◆ CHALLENGE: Report only how many lines of the entries below contain the string "matplotlib".

◆ DATASET EXTRACT:
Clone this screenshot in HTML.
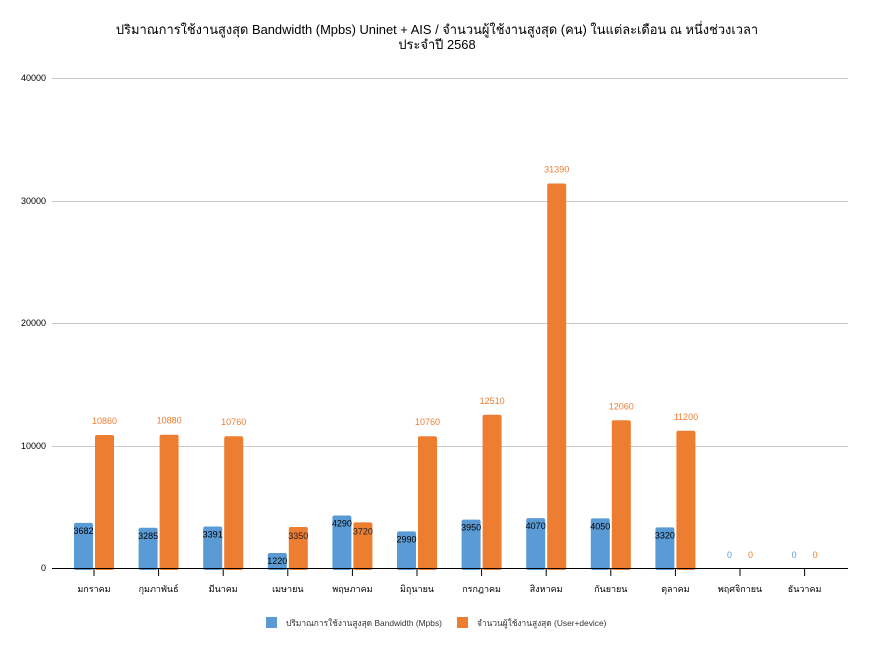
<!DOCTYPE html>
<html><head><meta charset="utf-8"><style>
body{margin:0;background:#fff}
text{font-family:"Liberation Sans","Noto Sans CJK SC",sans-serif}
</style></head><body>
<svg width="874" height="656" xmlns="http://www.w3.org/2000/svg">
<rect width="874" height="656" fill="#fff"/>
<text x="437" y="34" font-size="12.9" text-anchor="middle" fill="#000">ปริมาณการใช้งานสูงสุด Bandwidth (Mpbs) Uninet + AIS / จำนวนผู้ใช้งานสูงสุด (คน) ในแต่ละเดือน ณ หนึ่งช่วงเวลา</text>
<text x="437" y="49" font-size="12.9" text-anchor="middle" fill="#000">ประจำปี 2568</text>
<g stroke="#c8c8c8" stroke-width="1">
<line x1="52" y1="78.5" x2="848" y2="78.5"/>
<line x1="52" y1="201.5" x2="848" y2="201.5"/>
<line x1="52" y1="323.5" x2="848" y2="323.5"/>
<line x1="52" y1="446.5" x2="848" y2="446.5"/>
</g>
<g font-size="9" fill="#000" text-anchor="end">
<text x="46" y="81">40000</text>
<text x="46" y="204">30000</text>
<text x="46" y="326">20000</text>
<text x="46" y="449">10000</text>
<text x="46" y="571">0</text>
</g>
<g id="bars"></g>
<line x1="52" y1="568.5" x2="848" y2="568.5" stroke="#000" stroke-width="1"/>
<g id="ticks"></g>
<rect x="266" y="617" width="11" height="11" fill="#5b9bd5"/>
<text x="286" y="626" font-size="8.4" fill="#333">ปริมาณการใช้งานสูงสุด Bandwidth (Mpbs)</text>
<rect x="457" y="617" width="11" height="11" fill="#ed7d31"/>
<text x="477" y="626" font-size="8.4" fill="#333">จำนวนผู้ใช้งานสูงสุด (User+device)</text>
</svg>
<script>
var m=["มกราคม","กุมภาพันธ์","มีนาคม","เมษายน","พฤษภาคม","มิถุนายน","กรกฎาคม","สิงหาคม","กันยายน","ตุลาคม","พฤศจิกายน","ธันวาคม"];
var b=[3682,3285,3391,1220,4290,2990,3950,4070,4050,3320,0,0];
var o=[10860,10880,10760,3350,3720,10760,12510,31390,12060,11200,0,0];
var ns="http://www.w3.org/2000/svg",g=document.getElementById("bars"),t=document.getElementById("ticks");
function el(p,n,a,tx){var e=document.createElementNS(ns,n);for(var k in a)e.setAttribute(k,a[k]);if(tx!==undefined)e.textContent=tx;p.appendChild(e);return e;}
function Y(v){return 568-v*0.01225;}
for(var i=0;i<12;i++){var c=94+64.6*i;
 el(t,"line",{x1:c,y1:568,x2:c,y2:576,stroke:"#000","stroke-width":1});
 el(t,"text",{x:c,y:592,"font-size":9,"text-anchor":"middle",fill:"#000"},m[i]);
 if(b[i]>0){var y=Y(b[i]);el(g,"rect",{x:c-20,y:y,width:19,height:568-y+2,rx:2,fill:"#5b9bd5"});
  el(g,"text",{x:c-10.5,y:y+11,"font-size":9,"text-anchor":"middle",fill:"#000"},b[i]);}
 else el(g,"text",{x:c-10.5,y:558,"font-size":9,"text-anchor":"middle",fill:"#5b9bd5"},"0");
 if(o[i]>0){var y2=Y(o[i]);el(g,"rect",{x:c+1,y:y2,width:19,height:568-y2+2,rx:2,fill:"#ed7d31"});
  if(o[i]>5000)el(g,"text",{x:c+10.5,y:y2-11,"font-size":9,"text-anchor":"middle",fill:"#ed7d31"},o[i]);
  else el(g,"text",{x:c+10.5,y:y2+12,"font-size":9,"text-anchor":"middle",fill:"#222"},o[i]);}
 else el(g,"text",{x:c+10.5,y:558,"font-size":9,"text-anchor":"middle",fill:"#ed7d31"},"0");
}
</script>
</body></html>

...

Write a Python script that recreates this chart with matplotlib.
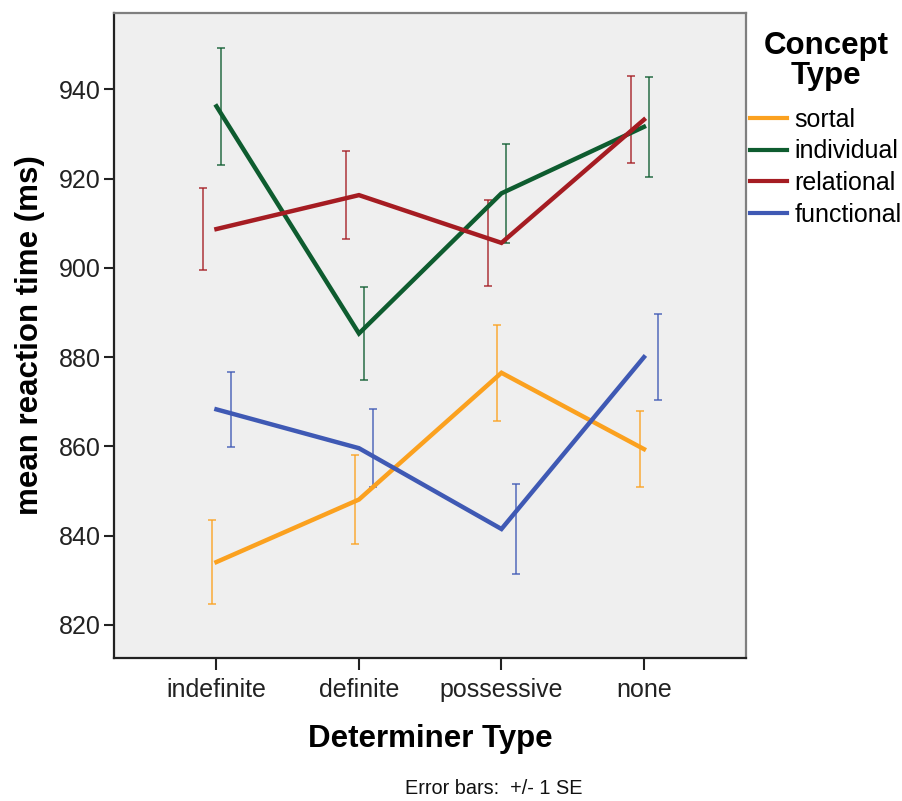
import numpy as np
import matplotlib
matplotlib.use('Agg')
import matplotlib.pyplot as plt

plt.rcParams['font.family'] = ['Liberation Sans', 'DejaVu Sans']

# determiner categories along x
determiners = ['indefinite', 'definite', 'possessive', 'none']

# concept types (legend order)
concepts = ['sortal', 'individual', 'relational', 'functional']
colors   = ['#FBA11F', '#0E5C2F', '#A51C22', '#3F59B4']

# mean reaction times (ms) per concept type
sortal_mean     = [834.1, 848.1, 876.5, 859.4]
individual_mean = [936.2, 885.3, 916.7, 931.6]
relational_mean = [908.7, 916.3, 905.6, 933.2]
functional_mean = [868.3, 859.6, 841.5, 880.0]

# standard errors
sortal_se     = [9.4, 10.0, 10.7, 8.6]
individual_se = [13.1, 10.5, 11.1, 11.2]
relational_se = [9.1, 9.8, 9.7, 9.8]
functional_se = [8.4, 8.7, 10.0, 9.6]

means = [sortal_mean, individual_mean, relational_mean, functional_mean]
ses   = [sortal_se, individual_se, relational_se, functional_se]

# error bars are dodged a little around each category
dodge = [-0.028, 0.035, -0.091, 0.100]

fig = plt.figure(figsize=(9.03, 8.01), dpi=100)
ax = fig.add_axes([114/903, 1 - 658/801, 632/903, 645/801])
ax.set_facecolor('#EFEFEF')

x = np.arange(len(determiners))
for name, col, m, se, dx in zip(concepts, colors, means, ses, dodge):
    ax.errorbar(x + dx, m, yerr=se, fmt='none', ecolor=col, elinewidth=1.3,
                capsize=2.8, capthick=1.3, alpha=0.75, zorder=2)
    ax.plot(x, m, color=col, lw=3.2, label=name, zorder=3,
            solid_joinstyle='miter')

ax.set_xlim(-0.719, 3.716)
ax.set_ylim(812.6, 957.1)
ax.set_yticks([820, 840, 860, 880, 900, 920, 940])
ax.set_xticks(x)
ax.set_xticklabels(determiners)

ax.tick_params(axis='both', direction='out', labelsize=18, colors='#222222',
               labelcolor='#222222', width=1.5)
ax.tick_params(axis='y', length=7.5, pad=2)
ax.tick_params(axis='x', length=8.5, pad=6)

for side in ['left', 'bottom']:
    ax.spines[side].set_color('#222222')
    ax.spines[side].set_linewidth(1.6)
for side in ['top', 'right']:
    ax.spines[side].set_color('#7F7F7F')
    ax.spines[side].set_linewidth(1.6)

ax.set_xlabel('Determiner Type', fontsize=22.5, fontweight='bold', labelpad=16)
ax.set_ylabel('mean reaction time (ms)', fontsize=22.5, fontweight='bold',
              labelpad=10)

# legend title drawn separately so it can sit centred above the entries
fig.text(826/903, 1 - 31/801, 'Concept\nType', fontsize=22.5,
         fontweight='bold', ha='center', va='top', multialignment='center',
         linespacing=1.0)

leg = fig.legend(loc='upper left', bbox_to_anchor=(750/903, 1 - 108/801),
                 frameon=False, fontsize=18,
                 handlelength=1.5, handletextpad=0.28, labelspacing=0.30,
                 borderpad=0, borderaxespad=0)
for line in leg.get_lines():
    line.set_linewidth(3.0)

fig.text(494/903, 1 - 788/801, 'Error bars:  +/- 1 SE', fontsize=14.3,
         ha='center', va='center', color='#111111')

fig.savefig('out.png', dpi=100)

◆ RESPONSE TO THIS EXERCISE: 4